- _Problem to solve_
Return every line of the data below that includes the string "this".

- _Material shown_
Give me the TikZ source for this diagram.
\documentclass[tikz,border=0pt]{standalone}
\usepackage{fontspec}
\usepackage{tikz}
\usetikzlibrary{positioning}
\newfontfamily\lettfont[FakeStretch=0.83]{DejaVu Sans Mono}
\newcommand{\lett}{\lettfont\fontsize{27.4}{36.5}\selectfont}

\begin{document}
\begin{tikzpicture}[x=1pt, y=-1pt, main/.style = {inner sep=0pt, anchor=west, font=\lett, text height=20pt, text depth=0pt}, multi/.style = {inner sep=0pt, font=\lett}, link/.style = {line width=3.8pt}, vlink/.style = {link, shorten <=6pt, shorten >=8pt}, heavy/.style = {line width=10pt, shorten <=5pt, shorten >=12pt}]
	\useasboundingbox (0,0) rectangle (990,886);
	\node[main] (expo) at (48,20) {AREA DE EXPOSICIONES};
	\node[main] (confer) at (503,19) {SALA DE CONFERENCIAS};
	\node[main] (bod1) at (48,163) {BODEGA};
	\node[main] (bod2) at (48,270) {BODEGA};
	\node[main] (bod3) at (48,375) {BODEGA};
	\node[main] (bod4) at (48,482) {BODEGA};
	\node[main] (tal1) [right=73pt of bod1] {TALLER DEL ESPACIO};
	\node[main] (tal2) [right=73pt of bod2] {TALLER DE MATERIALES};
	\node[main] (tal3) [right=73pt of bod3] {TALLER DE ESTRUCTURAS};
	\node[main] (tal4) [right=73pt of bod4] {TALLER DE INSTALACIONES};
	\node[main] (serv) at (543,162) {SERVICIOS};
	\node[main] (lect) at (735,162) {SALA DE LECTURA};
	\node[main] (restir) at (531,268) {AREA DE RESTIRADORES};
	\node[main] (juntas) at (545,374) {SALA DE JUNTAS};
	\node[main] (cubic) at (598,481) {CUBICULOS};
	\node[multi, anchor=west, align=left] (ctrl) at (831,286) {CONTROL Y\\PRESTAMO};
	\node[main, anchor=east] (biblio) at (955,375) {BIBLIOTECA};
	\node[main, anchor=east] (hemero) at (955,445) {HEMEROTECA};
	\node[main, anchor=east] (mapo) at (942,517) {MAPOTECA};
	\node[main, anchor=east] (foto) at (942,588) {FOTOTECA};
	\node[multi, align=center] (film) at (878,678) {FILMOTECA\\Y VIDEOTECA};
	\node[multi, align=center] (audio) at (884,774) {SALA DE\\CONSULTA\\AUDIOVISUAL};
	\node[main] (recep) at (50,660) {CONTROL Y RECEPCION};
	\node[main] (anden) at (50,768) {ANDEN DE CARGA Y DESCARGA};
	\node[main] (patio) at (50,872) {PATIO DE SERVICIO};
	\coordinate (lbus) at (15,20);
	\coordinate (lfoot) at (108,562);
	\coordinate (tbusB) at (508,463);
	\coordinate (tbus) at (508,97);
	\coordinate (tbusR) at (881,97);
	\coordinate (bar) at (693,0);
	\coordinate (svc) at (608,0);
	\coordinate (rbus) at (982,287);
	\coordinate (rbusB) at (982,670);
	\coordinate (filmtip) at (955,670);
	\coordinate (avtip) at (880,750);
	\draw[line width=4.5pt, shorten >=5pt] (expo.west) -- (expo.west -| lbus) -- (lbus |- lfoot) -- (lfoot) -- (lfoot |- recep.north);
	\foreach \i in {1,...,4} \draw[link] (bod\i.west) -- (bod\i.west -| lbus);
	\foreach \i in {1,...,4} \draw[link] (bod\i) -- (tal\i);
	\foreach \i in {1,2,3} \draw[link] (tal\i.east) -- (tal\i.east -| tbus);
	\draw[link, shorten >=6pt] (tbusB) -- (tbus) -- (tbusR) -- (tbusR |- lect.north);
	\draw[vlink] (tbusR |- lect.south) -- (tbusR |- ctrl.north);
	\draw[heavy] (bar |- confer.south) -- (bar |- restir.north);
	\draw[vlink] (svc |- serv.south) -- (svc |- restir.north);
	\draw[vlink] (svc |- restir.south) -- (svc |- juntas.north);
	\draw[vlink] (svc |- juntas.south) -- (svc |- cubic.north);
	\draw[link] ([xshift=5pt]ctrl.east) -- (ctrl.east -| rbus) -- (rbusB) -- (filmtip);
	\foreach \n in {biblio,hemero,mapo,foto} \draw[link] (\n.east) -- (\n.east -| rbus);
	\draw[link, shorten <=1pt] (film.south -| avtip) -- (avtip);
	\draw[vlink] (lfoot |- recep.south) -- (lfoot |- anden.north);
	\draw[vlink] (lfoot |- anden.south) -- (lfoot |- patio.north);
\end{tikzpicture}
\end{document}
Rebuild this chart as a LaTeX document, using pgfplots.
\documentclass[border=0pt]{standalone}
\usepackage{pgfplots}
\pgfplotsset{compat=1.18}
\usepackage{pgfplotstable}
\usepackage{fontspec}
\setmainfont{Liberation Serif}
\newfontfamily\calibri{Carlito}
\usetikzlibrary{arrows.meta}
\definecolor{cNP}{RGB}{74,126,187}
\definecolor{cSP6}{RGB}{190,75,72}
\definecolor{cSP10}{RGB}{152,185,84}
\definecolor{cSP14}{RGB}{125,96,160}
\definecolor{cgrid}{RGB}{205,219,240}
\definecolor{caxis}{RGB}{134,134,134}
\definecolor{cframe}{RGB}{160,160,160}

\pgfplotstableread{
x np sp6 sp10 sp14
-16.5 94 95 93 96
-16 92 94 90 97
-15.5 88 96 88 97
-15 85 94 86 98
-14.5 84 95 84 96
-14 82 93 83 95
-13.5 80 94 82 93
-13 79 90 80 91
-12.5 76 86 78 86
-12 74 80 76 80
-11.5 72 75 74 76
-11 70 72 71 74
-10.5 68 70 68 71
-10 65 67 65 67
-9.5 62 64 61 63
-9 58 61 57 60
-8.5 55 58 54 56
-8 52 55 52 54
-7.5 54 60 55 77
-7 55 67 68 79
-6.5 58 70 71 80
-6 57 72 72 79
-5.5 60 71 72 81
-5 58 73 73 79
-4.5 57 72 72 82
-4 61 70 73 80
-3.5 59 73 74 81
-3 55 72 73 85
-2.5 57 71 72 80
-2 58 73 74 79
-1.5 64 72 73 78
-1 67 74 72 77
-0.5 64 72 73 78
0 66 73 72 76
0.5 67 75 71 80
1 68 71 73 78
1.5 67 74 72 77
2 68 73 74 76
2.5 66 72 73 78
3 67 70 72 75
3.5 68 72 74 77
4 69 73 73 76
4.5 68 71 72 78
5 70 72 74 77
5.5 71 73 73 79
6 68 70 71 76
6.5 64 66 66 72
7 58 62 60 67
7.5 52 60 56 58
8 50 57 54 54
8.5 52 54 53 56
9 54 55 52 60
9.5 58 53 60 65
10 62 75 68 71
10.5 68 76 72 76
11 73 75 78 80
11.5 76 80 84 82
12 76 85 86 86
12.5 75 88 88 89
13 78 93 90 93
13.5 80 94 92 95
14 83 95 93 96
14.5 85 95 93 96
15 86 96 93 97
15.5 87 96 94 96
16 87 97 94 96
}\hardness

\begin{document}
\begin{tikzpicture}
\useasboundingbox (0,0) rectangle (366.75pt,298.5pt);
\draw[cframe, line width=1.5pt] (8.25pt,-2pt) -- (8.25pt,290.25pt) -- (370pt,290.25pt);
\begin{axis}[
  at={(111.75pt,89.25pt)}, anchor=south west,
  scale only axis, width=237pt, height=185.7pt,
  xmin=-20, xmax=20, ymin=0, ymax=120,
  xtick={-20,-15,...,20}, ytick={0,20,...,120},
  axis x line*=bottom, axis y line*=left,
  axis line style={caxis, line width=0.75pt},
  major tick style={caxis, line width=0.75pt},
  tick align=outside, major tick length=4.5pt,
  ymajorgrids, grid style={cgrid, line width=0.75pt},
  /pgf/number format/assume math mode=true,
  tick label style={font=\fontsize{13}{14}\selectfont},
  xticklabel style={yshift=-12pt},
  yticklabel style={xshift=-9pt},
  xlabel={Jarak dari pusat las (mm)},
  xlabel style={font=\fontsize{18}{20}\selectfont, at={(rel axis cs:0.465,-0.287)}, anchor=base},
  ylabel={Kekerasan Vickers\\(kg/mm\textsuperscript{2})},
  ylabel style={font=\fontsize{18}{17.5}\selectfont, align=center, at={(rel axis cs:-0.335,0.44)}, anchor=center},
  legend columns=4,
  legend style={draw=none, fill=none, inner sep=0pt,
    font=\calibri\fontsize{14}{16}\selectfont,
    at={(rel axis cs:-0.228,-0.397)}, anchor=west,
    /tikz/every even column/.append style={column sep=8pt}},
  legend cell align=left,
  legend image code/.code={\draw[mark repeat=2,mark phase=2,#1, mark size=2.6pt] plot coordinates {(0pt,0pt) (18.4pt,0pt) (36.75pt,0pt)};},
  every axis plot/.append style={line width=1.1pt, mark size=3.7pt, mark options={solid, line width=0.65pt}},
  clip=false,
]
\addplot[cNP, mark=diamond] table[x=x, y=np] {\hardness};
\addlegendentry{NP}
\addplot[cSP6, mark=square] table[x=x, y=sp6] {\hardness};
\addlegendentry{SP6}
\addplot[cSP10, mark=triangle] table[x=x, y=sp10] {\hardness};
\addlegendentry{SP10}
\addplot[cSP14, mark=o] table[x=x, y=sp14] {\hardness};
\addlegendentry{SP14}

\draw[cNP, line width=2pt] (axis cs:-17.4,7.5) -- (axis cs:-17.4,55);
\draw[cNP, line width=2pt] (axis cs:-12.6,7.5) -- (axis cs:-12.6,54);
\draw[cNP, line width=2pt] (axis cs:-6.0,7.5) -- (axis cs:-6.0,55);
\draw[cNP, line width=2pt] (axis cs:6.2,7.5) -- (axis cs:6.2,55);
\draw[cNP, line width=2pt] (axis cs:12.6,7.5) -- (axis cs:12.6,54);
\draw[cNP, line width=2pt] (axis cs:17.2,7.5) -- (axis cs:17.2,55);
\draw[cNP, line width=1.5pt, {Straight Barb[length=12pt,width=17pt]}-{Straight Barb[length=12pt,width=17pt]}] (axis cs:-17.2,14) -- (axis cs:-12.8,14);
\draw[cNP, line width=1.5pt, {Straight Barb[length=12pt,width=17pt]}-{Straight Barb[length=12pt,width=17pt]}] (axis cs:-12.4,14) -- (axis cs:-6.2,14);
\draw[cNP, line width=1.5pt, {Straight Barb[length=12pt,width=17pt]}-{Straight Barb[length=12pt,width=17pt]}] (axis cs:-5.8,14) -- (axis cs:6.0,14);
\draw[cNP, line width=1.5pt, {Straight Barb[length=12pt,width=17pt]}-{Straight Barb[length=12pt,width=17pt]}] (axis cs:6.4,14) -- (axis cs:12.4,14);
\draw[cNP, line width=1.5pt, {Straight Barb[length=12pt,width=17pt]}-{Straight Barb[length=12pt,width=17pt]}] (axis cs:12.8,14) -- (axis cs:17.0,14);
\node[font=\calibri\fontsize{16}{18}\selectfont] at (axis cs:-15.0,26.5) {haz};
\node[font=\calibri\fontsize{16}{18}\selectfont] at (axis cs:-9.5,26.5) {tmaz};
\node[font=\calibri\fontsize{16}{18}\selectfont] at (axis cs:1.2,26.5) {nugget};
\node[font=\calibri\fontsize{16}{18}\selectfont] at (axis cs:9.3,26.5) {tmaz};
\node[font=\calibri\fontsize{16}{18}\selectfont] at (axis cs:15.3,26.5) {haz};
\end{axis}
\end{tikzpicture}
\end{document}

- _Written response_
Give me the TikZ source for this diagram.
Rebuild this chart as a LaTeX document, using pgfplots.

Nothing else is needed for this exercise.